Bich Ngoc TRAN-THI was born in Hoa Binh province,

Vietnam. She received her M.S. and B.S. in Physic (Communication System) from Southern Federal University (SFU), Rostov-on-Don, Russian Federation, in 2002 and 2004, respectively. Currently, she is studying doctorate courses in the Department of Electronics, Faculty of Electrical and Electronics Engineering, Ho Chi Minh City University of Technology. Her research interest includes antennas, wireless communications, Low-Density Parity-Check decoder.

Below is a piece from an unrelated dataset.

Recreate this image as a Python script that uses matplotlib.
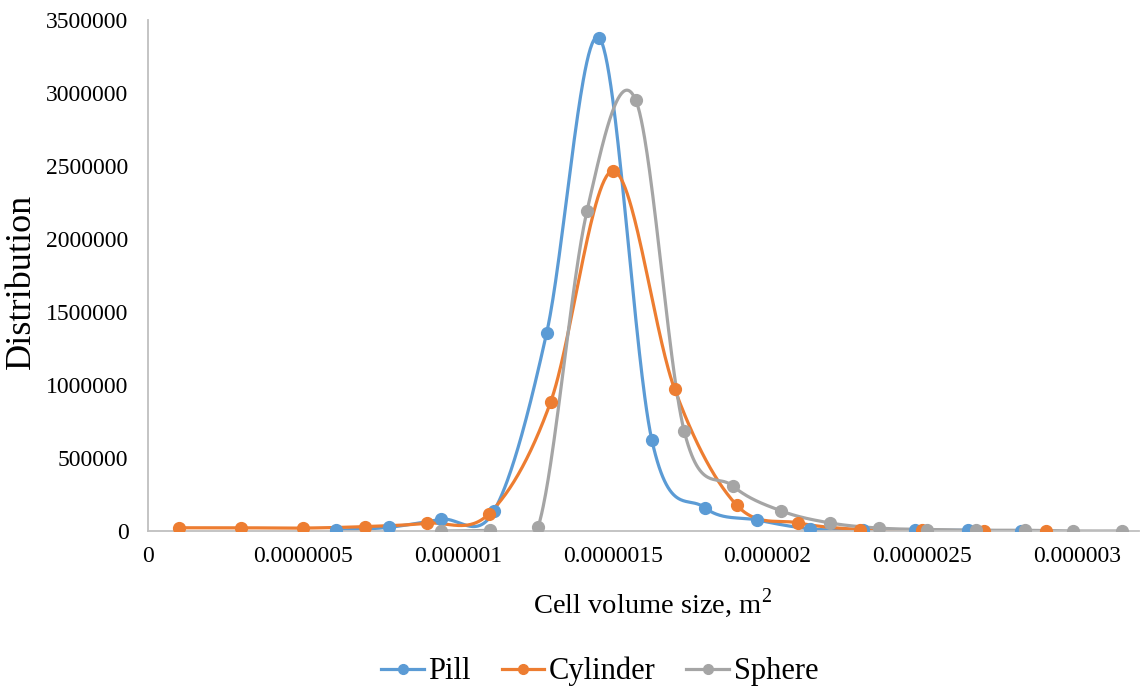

Thien Truong NGUYEN-LY was born in Tien Giang province, Vietnam. He received the B.S. and M.S. degrees in Electronics and Telecommunications Engineering from the Ho Chi Minh City University of Technology (HCMUT), Ho Chi Minh City, Vietnam, in 2010 and 2012, respectively. He received his Ph.D. degree in Telecommunications Engineering from the Broadband Wireless Systems Laboratory, CEA-LETI, MINATEC Campus, Grenoble, France, and ETIS ENSEA/UCP/CNRS UMR-8051, Cergy-Pontoise, France, in 2018. Currently, he is working as a lecturer at the Faculty of Electrical and Electronics Engineering, HCMUT. His current research interests include error-correction codes, analysis and implementation of Low-Density Parity-Check decoder architectures on FPGA/ASIC platform, speech processing, and embedded system design.

**Trang HOANG** (corresponding author) was born in Nha Trang city, Vietnam. He received the Bachelor of Engineering, and Master of Science degrees in Electronics-Telecommunication Engineering from Ho Chi Minh City University of Technology in 2002 and 2004, respectively. He received the Ph.D. degree in Microelectronics-MEMS from CEA-LETI and University Joseph Fourier, France, in 2009. From 2009–2010, he did postdoctorate research in Orange Lab-France Telecom. Since 2010, he has been a lecturer, promoted to Associate Professor in 2014, at the Faculty of Electricals–Electronics Engineering, Ho Chi Minh City University of Technology. His field of research interest is in the domain of ASIC/FPGA implementation, speech recognizer, IC architecture, MEMS, fabrication, and security routers.